◆ **Required work**
Pictures in the data below are not part of the copy; transcribe everything else exactly.

## BEGIN Data excerpt

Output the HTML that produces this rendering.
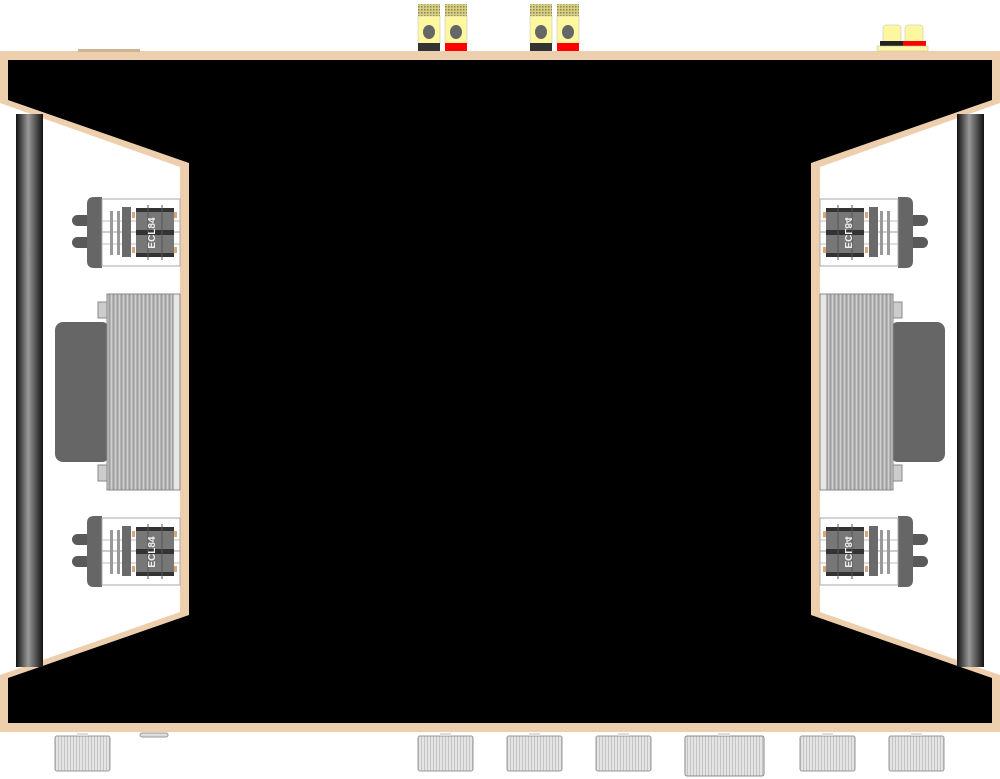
<!DOCTYPE html>
<html><head><meta charset="utf-8"><style>
html,body{margin:0;padding:0;background:#fff;width:1000px;height:779px;overflow:hidden}
svg{display:block}
</style></head><body>
<svg width="1000" height="779" viewBox="0 0 1000 779" xmlns="http://www.w3.org/2000/svg" font-family="Liberation Sans, sans-serif">
<defs>
<linearGradient id="pil" x1="0" x2="1" y1="0" y2="0">
<stop offset="0" stop-color="#111"/><stop offset="0.45" stop-color="#999"/><stop offset="1" stop-color="#111"/>
</linearGradient>
<pattern id="lam" width="4" height="10" patternUnits="userSpaceOnUse">
<rect width="4" height="10" fill="#b4b4b4"/><rect width="1" height="10" fill="#d0d0d0"/><rect x="2" width="1" height="10" fill="#9e9e9e"/>
</pattern>
<pattern id="knob" width="3" height="10" patternUnits="userSpaceOnUse">
<rect width="3" height="10" fill="#e4e4e4"/><rect width="1" height="10" fill="#c4c4c4"/>
</pattern>
<pattern id="knurl" width="3" height="3" patternUnits="userSpaceOnUse">
<rect width="3" height="3" fill="#d8d080"/><rect width="1.5" height="1.5" fill="#8a8450"/>
</pattern>
<g id="tube">
<rect x="0" y="18" width="20" height="11" rx="5.5" fill="#5a5a5a"/>
<rect x="0" y="40" width="20" height="11" rx="5.5" fill="#5a5a5a"/>
<path d="M22 0 H30 V71 H22 Q15 71 15 64 V7 Q15 0 22 0Z" fill="#666"/>
<rect x="30" y="2" width="78" height="67" fill="#fff" stroke="#aaa" stroke-width="1"/>
<line x1="30" y1="35" x2="108" y2="35" stroke="#999"/>
<line x1="30" y1="24" x2="108" y2="24" stroke="#bbb"/>
<line x1="30" y1="47" x2="108" y2="47" stroke="#bbb"/>
<rect x="38" y="14" width="3" height="44" fill="#999"/>
<rect x="45" y="14" width="3" height="44" fill="#999"/>
<rect x="50" y="10" width="9" height="50" fill="#6a6a6a"/>
<rect x="64" y="11" width="38" height="49" fill="#777"/>
<rect x="64" y="11" width="38" height="4" fill="#333"/>
<rect x="64" y="33" width="38" height="5" fill="#333"/>
<rect x="64" y="56" width="38" height="4" fill="#333"/>
<line x1="76" y1="8" x2="76" y2="63" stroke="#555"/>
<line x1="90" y1="8" x2="90" y2="63" stroke="#555"/>
<rect x="60" y="15" width="3" height="6" fill="#d9a878"/>
<rect x="60" y="50" width="3" height="6" fill="#d9a878"/>
<rect x="102" y="15" width="3" height="6" fill="#d9a878"/>
<rect x="102" y="50" width="3" height="6" fill="#d9a878"/>
<text transform="translate(83,36) rotate(-90)" font-size="10" fill="#eee" text-anchor="middle" font-weight="bold">ECL84</text>
</g>
<g id="xfmr">
<rect x="0" y="28" width="55" height="140" rx="8" fill="#666"/>
<rect x="43" y="8" width="10" height="16" fill="#ccc" stroke="#888"/>
<rect x="43" y="171" width="10" height="16" fill="#ccc" stroke="#888"/>
<rect x="52" y="0" width="66" height="196" fill="url(#lam)" stroke="#888"/>
<rect x="118" y="0" width="7" height="196" fill="#e6e6e6" stroke="#888"/>
</g>
<g id="term">
<rect x="0" y="4" width="22" height="12" fill="url(#knurl)"/>
<rect x="0" y="16" width="22" height="28" fill="#fdf7a0" stroke="#bbb" stroke-width="0.5"/>
<ellipse cx="11" cy="32" rx="6" ry="7" fill="#666"/>
</g>
<g id="knob1">
<rect x="0" y="3" width="55" height="35" rx="2" fill="url(#knob)" stroke="#999"/>
<rect x="22" y="0" width="11" height="3" fill="#ddd"/>
</g>
</defs>

<polygon points="0,51 1000,51 1000,103 820,167 820,612 1000,675 1000,732 0,732 0,675 180,612 180,167 0,103" fill="#edcfae"/>
<rect x="78" y="49" width="62" height="3" fill="#cfb395"/>
<polygon points="8,60 992,60 992,100 811,163 811,615 992,678 992,723 8,723 8,678 189,615 189,163 8,100" fill="#000"/>

<rect x="16" y="114" width="27" height="553" fill="url(#pil)"/>
<rect x="957" y="114" width="27" height="553" fill="url(#pil)"/>

<use href="#tube" x="72" y="197"/>
<use href="#tube" x="72" y="516"/>
<use href="#tube" transform="translate(928,197) scale(-1,1)"/>
<use href="#tube" transform="translate(928,516) scale(-1,1)"/>

<use href="#xfmr" x="55" y="294"/>
<use href="#xfmr" transform="translate(945,294) scale(-1,1)"/>

<use href="#term" x="418" y="0"/><rect x="418" y="43" width="22" height="8" fill="#333"/>
<use href="#term" x="445" y="0"/><rect x="445" y="43" width="22" height="8" fill="#f00"/>
<use href="#term" x="530" y="0"/><rect x="530" y="43" width="22" height="8" fill="#333"/>
<use href="#term" x="557" y="0"/><rect x="557" y="43" width="22" height="8" fill="#f00"/>

<rect x="883" y="25" width="18" height="18" rx="3" fill="#fdf7a0" stroke="#bbb" stroke-width="0.5"/>
<rect x="905" y="25" width="18" height="18" rx="3" fill="#fdf7a0" stroke="#bbb" stroke-width="0.5"/>
<rect x="880" y="41" width="23" height="5" fill="#222"/>
<rect x="903" y="41" width="23" height="5" fill="#f00"/>
<rect x="877" y="46" width="51" height="5" fill="#fdf7a0" stroke="#bbb" stroke-width="0.5"/>

<use href="#knob1" x="55" y="733"/>
<rect x="140" y="733" width="28" height="4" rx="2" fill="#ddd" stroke="#999"/>
<use href="#knob1" x="418" y="733"/>
<use href="#knob1" x="507" y="733"/>
<use href="#knob1" x="596" y="733"/>
<rect x="685" y="736" width="79" height="40" rx="2" fill="url(#knob)" stroke="#888"/>
<rect x="718" y="733" width="12" height="3" fill="#ddd"/>
<use href="#knob1" x="800" y="733"/>
<use href="#knob1" x="889" y="733"/>
</svg>
</body></html>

## END Data excerpt

◆ **Expected answer**
Output the HTML that produces this rendering.
<!DOCTYPE html>
<html><head><meta charset="utf-8"><style>
html,body{margin:0;padding:0;background:#fff;width:1000px;height:779px;overflow:hidden}
svg{display:block}
</style></head><body>
<svg width="1000" height="779" viewBox="0 0 1000 779" xmlns="http://www.w3.org/2000/svg" font-family="Liberation Sans, sans-serif">
<defs>
<linearGradient id="pil" x1="0" x2="1" y1="0" y2="0">
<stop offset="0" stop-color="#111"/><stop offset="0.45" stop-color="#999"/><stop offset="1" stop-color="#111"/>
</linearGradient>
<pattern id="lam" width="4" height="10" patternUnits="userSpaceOnUse">
<rect width="4" height="10" fill="#b4b4b4"/><rect width="1" height="10" fill="#d0d0d0"/><rect x="2" width="1" height="10" fill="#9e9e9e"/>
</pattern>
<pattern id="knob" width="3" height="10" patternUnits="userSpaceOnUse">
<rect width="3" height="10" fill="#e4e4e4"/><rect width="1" height="10" fill="#c4c4c4"/>
</pattern>
<pattern id="knurl" width="3" height="3" patternUnits="userSpaceOnUse">
<rect width="3" height="3" fill="#d8d080"/><rect width="1.5" height="1.5" fill="#8a8450"/>
</pattern>
<g id="tube">
<rect x="0" y="18" width="20" height="11" rx="5.5" fill="#5a5a5a"/>
<rect x="0" y="40" width="20" height="11" rx="5.5" fill="#5a5a5a"/>
<path d="M22 0 H30 V71 H22 Q15 71 15 64 V7 Q15 0 22 0Z" fill="#666"/>
<rect x="30" y="2" width="78" height="67" fill="#fff" stroke="#aaa" stroke-width="1"/>
<line x1="30" y1="35" x2="108" y2="35" stroke="#999"/>
<line x1="30" y1="24" x2="108" y2="24" stroke="#bbb"/>
<line x1="30" y1="47" x2="108" y2="47" stroke="#bbb"/>
<rect x="38" y="14" width="3" height="44" fill="#999"/>
<rect x="45" y="14" width="3" height="44" fill="#999"/>
<rect x="50" y="10" width="9" height="50" fill="#6a6a6a"/>
<rect x="64" y="11" width="38" height="49" fill="#777"/>
<rect x="64" y="11" width="38" height="4" fill="#333"/>
<rect x="64" y="33" width="38" height="5" fill="#333"/>
<rect x="64" y="56" width="38" height="4" fill="#333"/>
<line x1="76" y1="8" x2="76" y2="63" stroke="#555"/>
<line x1="90" y1="8" x2="90" y2="63" stroke="#555"/>
<rect x="60" y="15" width="3" height="6" fill="#d9a878"/>
<rect x="60" y="50" width="3" height="6" fill="#d9a878"/>
<rect x="102" y="15" width="3" height="6" fill="#d9a878"/>
<rect x="102" y="50" width="3" height="6" fill="#d9a878"/>
<text transform="translate(83,36) rotate(-90)" font-size="10" fill="#eee" text-anchor="middle" font-weight="bold">ECL84</text>
</g>
<g id="xfmr">
<rect x="0" y="28" width="55" height="140" rx="8" fill="#666"/>
<rect x="43" y="8" width="10" height="16" fill="#ccc" stroke="#888"/>
<rect x="43" y="171" width="10" height="16" fill="#ccc" stroke="#888"/>
<rect x="52" y="0" width="66" height="196" fill="url(#lam)" stroke="#888"/>
<rect x="118" y="0" width="7" height="196" fill="#e6e6e6" stroke="#888"/>
</g>
<g id="term">
<rect x="0" y="4" width="22" height="12" fill="url(#knurl)"/>
<rect x="0" y="16" width="22" height="28" fill="#fdf7a0" stroke="#bbb" stroke-width="0.5"/>
<ellipse cx="11" cy="32" rx="6" ry="7" fill="#666"/>
</g>
<g id="knob1">
<rect x="0" y="3" width="55" height="35" rx="2" fill="url(#knob)" stroke="#999"/>
<rect x="22" y="0" width="11" height="3" fill="#ddd"/>
</g>
</defs>

<polygon points="0,51 1000,51 1000,103 820,167 820,612 1000,675 1000,732 0,732 0,675 180,612 180,167 0,103" fill="#edcfae"/>
<rect x="78" y="49" width="62" height="3" fill="#cfb395"/>
<polygon points="8,60 992,60 992,100 811,163 811,615 992,678 992,723 8,723 8,678 189,615 189,163 8,100" fill="#000"/>

<rect x="16" y="114" width="27" height="553" fill="url(#pil)"/>
<rect x="957" y="114" width="27" height="553" fill="url(#pil)"/>

<use href="#tube" x="72" y="197"/>
<use href="#tube" x="72" y="516"/>
<use href="#tube" transform="translate(928,197) scale(-1,1)"/>
<use href="#tube" transform="translate(928,516) scale(-1,1)"/>

<use href="#xfmr" x="55" y="294"/>
<use href="#xfmr" transform="translate(945,294) scale(-1,1)"/>

<use href="#term" x="418" y="0"/><rect x="418" y="43" width="22" height="8" fill="#333"/>
<use href="#term" x="445" y="0"/><rect x="445" y="43" width="22" height="8" fill="#f00"/>
<use href="#term" x="530" y="0"/><rect x="530" y="43" width="22" height="8" fill="#333"/>
<use href="#term" x="557" y="0"/><rect x="557" y="43" width="22" height="8" fill="#f00"/>

<rect x="883" y="25" width="18" height="18" rx="3" fill="#fdf7a0" stroke="#bbb" stroke-width="0.5"/>
<rect x="905" y="25" width="18" height="18" rx="3" fill="#fdf7a0" stroke="#bbb" stroke-width="0.5"/>
<rect x="880" y="41" width="23" height="5" fill="#222"/>
<rect x="903" y="41" width="23" height="5" fill="#f00"/>
<rect x="877" y="46" width="51" height="5" fill="#fdf7a0" stroke="#bbb" stroke-width="0.5"/>

<use href="#knob1" x="55" y="733"/>
<rect x="140" y="733" width="28" height="4" rx="2" fill="#ddd" stroke="#999"/>
<use href="#knob1" x="418" y="733"/>
<use href="#knob1" x="507" y="733"/>
<use href="#knob1" x="596" y="733"/>
<rect x="685" y="736" width="79" height="40" rx="2" fill="url(#knob)" stroke="#888"/>
<rect x="718" y="733" width="12" height="3" fill="#ddd"/>
<use href="#knob1" x="800" y="733"/>
<use href="#knob1" x="889" y="733"/>
</svg>
</body></html>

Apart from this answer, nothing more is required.